**WHAT YOU ARE ASKED TO DO:**
Extract the text of each entry below exactly, leaving every image behind.

**ENTRIES:**

--- --- ---

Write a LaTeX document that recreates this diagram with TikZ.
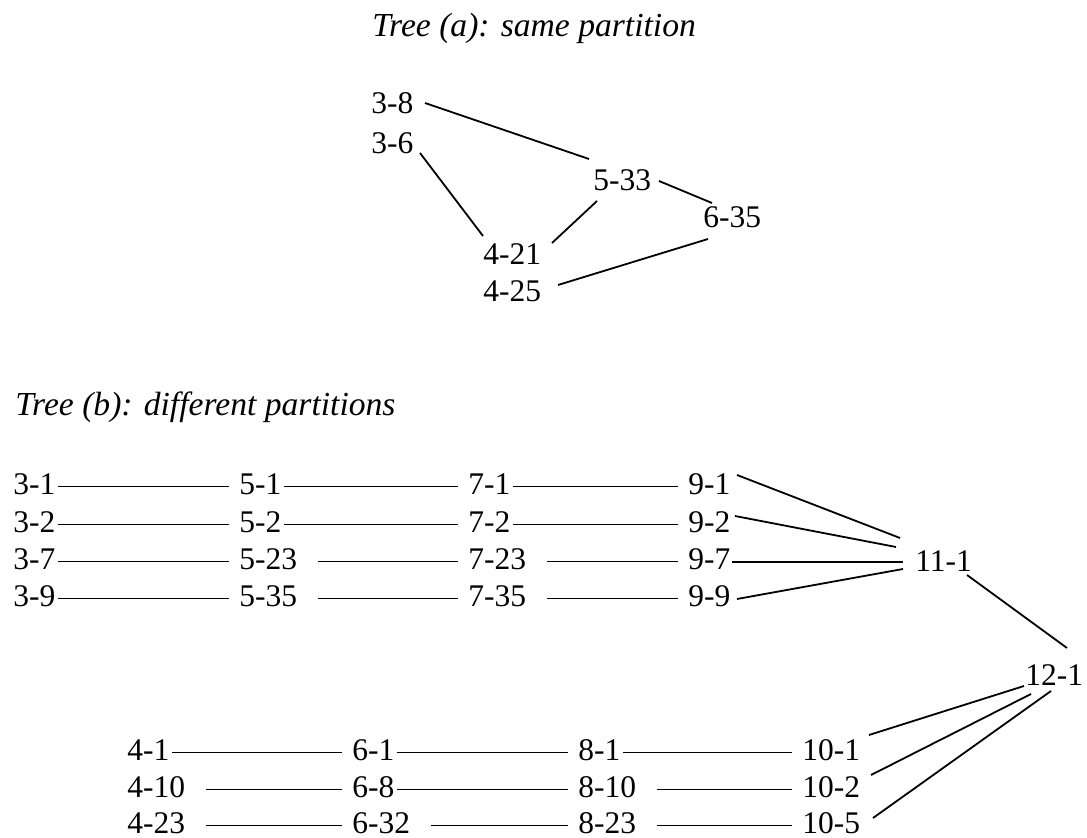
\documentclass[tikz,border=0pt]{standalone}
\usepackage{fontspec}
\setmainfont{Liberation Serif}

\begin{document}
\begin{tikzpicture}[x=0.5pt, y=-0.5pt,
  lbl/.style={anchor=base west, inner sep=0pt, text height=8.5pt, text depth=0pt,
              font=\fontsize{15.75}{18}\selectfont},
  ttl/.style={anchor=base west, inner sep=0pt, font=\fontsize{16.8}{19}\selectfont\itshape},
  edge/.style={line width=0.9pt},
  link/.style={edge, shorten <=1pt, shorten >=5pt},
  gaplink/.style={edge, shorten <=10pt, shorten >=5pt}]

  \useasboundingbox (0,0) rectangle (1087,838);

  % ---- Tree (a) ----
  \node[ttl] (ttla) at (372,37) {Tree (a): same partition};

  \node[lbl] (a38)  at (371,114) {3-8};
  \node[lbl] (a36)  at (371,154) {3-6};
  \node[lbl] (a533) at (593,191) {5-33};
  \node[lbl] (a635) at (703,228) {6-35};
  \node[lbl] (a421) at (483,265) {4-21};
  \node[lbl] (a425) at (483,302) {4-25};

  \draw[edge] ([shift={(54,-11)}]a38.base west) -- ([shift={(-4,-32)}]a533.base west);
  \draw[edge] ([shift={(49,-1)}]a36.base west) -- ([shift={(0,-29)}]a421.base west);
  \draw[edge] ([shift={(69,-22)}]a421.base west) -- ([shift={(4,10)}]a533.base west);
  \draw[edge] ([shift={(66,-10)}]a533.base west) -- ([shift={(9,-25)}]a635.base west);
  \draw[edge] ([shift={(75,-17)}]a425.base west) -- ([shift={(5,11)}]a635.base west);

  % ---- Tree (b) ----
  \node[ttl] (ttlb) at (15,416) {Tree (b): different partitions};

  % upper branch: columns 3, 5, 7, 9
  \foreach \n/\t/\x/\y in {31/3-1/13/495, 51/5-1/239/495, 71/7-1/468/495, 91/9-1/688/495,
                           32/3-2/13/533, 52/5-2/239/533, 72/7-2/468/533, 92/9-2/688/533,
                           37/3-7/13/570, 523/5-23/239/570, 723/7-23/468/570, 97/9-7/688/570,
                           39/3-9/13/607, 535/5-35/239/607, 735/7-35/468/607, 99/9-9/688/607}
    \node[lbl] (p\n) at (\x,\y) {\t};

  % lower branch: columns 4, 6, 8, 10
  \foreach \n/\t/\x/\y in {41/4-1/127/761, 61/6-1/352/761, 81/8-1/578/761, 101/10-1/802/761,
                           410/4-10/127/798, 68/6-8/352/798, 810/8-10/578/798, 102/10-2/802/798,
                           423/4-23/127/834, 632/6-32/352/834, 823/8-23/578/834, 105/10-5/802/834}
    \node[lbl] (q\n) at (\x,\y) {\t};

  \node[lbl] (p111) at (915,572) {11-1};
  \node[lbl] (q121) at (1025,686) {12-1};

  % horizontal links
  \foreach \a/\b in {31/51, 51/71, 71/91, 32/52, 52/72, 72/92, 37/523, 39/535}
    \draw[link] (p\a.east) -- (p\b.west);
  \foreach \a/\b in {523/723, 723/97, 535/735, 735/99}
    \draw[gaplink] (p\a.east) -- (p\b.west);
  \foreach \a/\b in {41/61, 61/81, 81/101, 68/810}
    \draw[link] (q\a.east) -- (q\b.west);
  \foreach \a/\b in {410/68, 810/102, 423/632, 632/823, 823/105}
    \draw[gaplink] (q\a.east) -- (q\b.west);

  % joins into 11-1 and 12-1
  \draw[edge] ([shift={(49,-20)}]p91.base west) -- ([shift={(-15,-34)}]p111.base west);
  \draw[edge] ([shift={(47,-17)}]p92.base west) -- ([shift={(-19,-25)}]p111.base west);
  \draw[edge] ([shift={(44,-8)}]p97.base west) -- ([shift={(-12,-10)}]p111.base west);
  \draw[edge] ([shift={(49,-8)}]p99.base west) -- ([shift={(-12,-3)}]p111.base west);
  \draw[edge] ([shift={(52,3)}]p111.base west) -- ([shift={(42,-38)}]q121.base west);
  \draw[edge] ([shift={(67,-26)}]q101.base west) -- ([shift={(-1,0)}]q121.base west);
  \draw[edge] ([shift={(69,-23)}]q102.base west) -- ([shift={(6,8)}]q121.base west);
  \draw[edge] ([shift={(71,-16)}]q105.base west) -- ([shift={(26,5)}]q121.base west);

\end{tikzpicture}
\end{document}
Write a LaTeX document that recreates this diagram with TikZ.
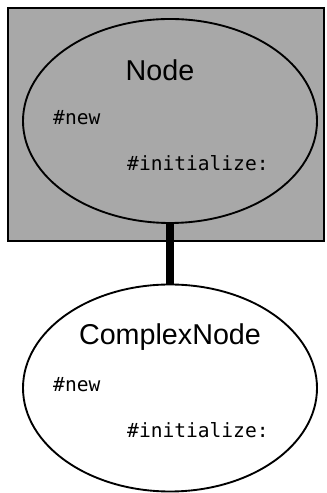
\documentclass[tikz,border=0pt]{standalone}
\usepackage{fontspec}
\setmainfont{Liberation Sans}
\setmonofont{DejaVu Sans Mono}
\usepackage{xcolor}
\usetikzlibrary{shapes.geometric}

\definecolor{shade}{RGB}{168,168,168}

\tikzset{
  classnode/.style={ellipse, draw, line width=1.6pt, minimum width=8.82cm},
  classname/.style={font=\fontsize{24.5}{28}\selectfont, inner sep=0pt},
  method/.style={font=\ttfamily\fontsize{16.7}{20}\selectfont, anchor=west, inner sep=0pt}
}

\begin{document}
\begin{tikzpicture}
    \useasboundingbox (0, 0) rectangle (9.78, 14.79);

    % Shaded frame around the superclass
    \filldraw[fill=shade, line width=1.6pt] (0.24, 7.56) rectangle (9.72, 14.55);

    % Class ellipses
    \node[classnode, fill=shade, minimum height=6.12cm] (node) at (5.1, 11.16) {};
    \node[classnode, fill=white, minimum height=6.21cm] (complex) at (5.1, 3.15) {};

    % Inheritance link
    \draw[line width=0.24cm] (node.south) -- (complex.north);

    % Labels of Node
    \node[classname] (nodetitle) at (4.8, 12.69) {Node};
    \node[method] (nodenew) at (1.59, 11.25) {\#new};
    \node[method] (nodeinit) at (3.81, 9.9) {\#initialize:};

    % Labels of ComplexNode
    \node[classname] (complextitle) at (5.1, 4.68) {ComplexNode};
    \node[method] (complexnew) at (1.59, 3.24) {\#new};
    \node[method] (complexinit) at (3.81, 1.89) {\#initialize:};
\end{tikzpicture}
\end{document}
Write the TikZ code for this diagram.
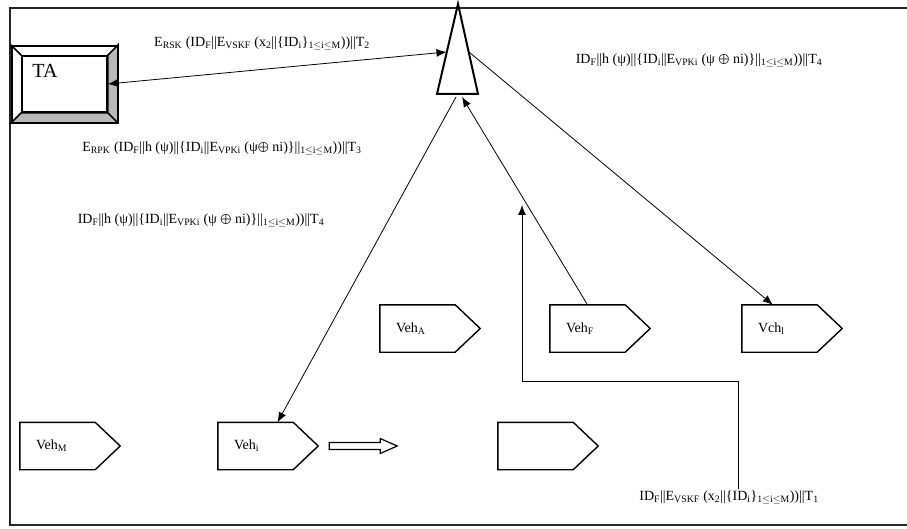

--- --- ---

**THE ANSWER:**
Write a LaTeX document that recreates this diagram with TikZ.
\documentclass[tikz,border=0pt]{standalone}
\usepackage{fontspec}
\setmainfont{Liberation Serif}

\begin{document}
\begin{tikzpicture}[x=0.5pt, y=-0.5pt,
  lbl/.style={anchor=base west, inner sep=0pt, text height=8.5pt, text depth=0pt,
              font=\fontsize{15.75}{18}\selectfont},
  ttl/.style={anchor=base west, inner sep=0pt, font=\fontsize{16.8}{19}\selectfont\itshape},
  edge/.style={line width=0.9pt},
  link/.style={edge, shorten <=1pt, shorten >=5pt},
  gaplink/.style={edge, shorten <=10pt, shorten >=5pt}]

  \useasboundingbox (0,0) rectangle (1087,838);

  % ---- Tree (a) ----
  \node[ttl] (ttla) at (372,37) {Tree (a): same partition};

  \node[lbl] (a38)  at (371,114) {3-8};
  \node[lbl] (a36)  at (371,154) {3-6};
  \node[lbl] (a533) at (593,191) {5-33};
  \node[lbl] (a635) at (703,228) {6-35};
  \node[lbl] (a421) at (483,265) {4-21};
  \node[lbl] (a425) at (483,302) {4-25};

  \draw[edge] ([shift={(54,-11)}]a38.base west) -- ([shift={(-4,-32)}]a533.base west);
  \draw[edge] ([shift={(49,-1)}]a36.base west) -- ([shift={(0,-29)}]a421.base west);
  \draw[edge] ([shift={(69,-22)}]a421.base west) -- ([shift={(4,10)}]a533.base west);
  \draw[edge] ([shift={(66,-10)}]a533.base west) -- ([shift={(9,-25)}]a635.base west);
  \draw[edge] ([shift={(75,-17)}]a425.base west) -- ([shift={(5,11)}]a635.base west);

  % ---- Tree (b) ----
  \node[ttl] (ttlb) at (15,416) {Tree (b): different partitions};

  % upper branch: columns 3, 5, 7, 9
  \foreach \n/\t/\x/\y in {31/3-1/13/495, 51/5-1/239/495, 71/7-1/468/495, 91/9-1/688/495,
                           32/3-2/13/533, 52/5-2/239/533, 72/7-2/468/533, 92/9-2/688/533,
                           37/3-7/13/570, 523/5-23/239/570, 723/7-23/468/570, 97/9-7/688/570,
                           39/3-9/13/607, 535/5-35/239/607, 735/7-35/468/607, 99/9-9/688/607}
    \node[lbl] (p\n) at (\x,\y) {\t};

  % lower branch: columns 4, 6, 8, 10
  \foreach \n/\t/\x/\y in {41/4-1/127/761, 61/6-1/352/761, 81/8-1/578/761, 101/10-1/802/761,
                           410/4-10/127/798, 68/6-8/352/798, 810/8-10/578/798, 102/10-2/802/798,
                           423/4-23/127/834, 632/6-32/352/834, 823/8-23/578/834, 105/10-5/802/834}
    \node[lbl] (q\n) at (\x,\y) {\t};

  \node[lbl] (p111) at (915,572) {11-1};
  \node[lbl] (q121) at (1025,686) {12-1};

  % horizontal links
  \foreach \a/\b in {31/51, 51/71, 71/91, 32/52, 52/72, 72/92, 37/523, 39/535}
    \draw[link] (p\a.east) -- (p\b.west);
  \foreach \a/\b in {523/723, 723/97, 535/735, 735/99}
    \draw[gaplink] (p\a.east) -- (p\b.west);
  \foreach \a/\b in {41/61, 61/81, 81/101, 68/810}
    \draw[link] (q\a.east) -- (q\b.west);
  \foreach \a/\b in {410/68, 810/102, 423/632, 632/823, 823/105}
    \draw[gaplink] (q\a.east) -- (q\b.west);

  % joins into 11-1 and 12-1
  \draw[edge] ([shift={(49,-20)}]p91.base west) -- ([shift={(-15,-34)}]p111.base west);
  \draw[edge] ([shift={(47,-17)}]p92.base west) -- ([shift={(-19,-25)}]p111.base west);
  \draw[edge] ([shift={(44,-8)}]p97.base west) -- ([shift={(-12,-10)}]p111.base west);
  \draw[edge] ([shift={(49,-8)}]p99.base west) -- ([shift={(-12,-3)}]p111.base west);
  \draw[edge] ([shift={(52,3)}]p111.base west) -- ([shift={(42,-38)}]q121.base west);
  \draw[edge] ([shift={(67,-26)}]q101.base west) -- ([shift={(-1,0)}]q121.base west);
  \draw[edge] ([shift={(69,-23)}]q102.base west) -- ([shift={(6,8)}]q121.base west);
  \draw[edge] ([shift={(71,-16)}]q105.base west) -- ([shift={(26,5)}]q121.base west);

\end{tikzpicture}
\end{document}
Write a LaTeX document that recreates this diagram with TikZ.
\documentclass[tikz,border=0pt]{standalone}
\usepackage{fontspec}
\setmainfont{Liberation Sans}
\setmonofont{DejaVu Sans Mono}
\usepackage{xcolor}
\usetikzlibrary{shapes.geometric}

\definecolor{shade}{RGB}{168,168,168}

\tikzset{
  classnode/.style={ellipse, draw, line width=1.6pt, minimum width=8.82cm},
  classname/.style={font=\fontsize{24.5}{28}\selectfont, inner sep=0pt},
  method/.style={font=\ttfamily\fontsize{16.7}{20}\selectfont, anchor=west, inner sep=0pt}
}

\begin{document}
\begin{tikzpicture}
    \useasboundingbox (0, 0) rectangle (9.78, 14.79);

    % Shaded frame around the superclass
    \filldraw[fill=shade, line width=1.6pt] (0.24, 7.56) rectangle (9.72, 14.55);

    % Class ellipses
    \node[classnode, fill=shade, minimum height=6.12cm] (node) at (5.1, 11.16) {};
    \node[classnode, fill=white, minimum height=6.21cm] (complex) at (5.1, 3.15) {};

    % Inheritance link
    \draw[line width=0.24cm] (node.south) -- (complex.north);

    % Labels of Node
    \node[classname] (nodetitle) at (4.8, 12.69) {Node};
    \node[method] (nodenew) at (1.59, 11.25) {\#new};
    \node[method] (nodeinit) at (3.81, 9.9) {\#initialize:};

    % Labels of ComplexNode
    \node[classname] (complextitle) at (5.1, 4.68) {ComplexNode};
    \node[method] (complexnew) at (1.59, 3.24) {\#new};
    \node[method] (complexinit) at (3.81, 1.89) {\#initialize:};
\end{tikzpicture}
\end{document}
Write the TikZ code for this diagram.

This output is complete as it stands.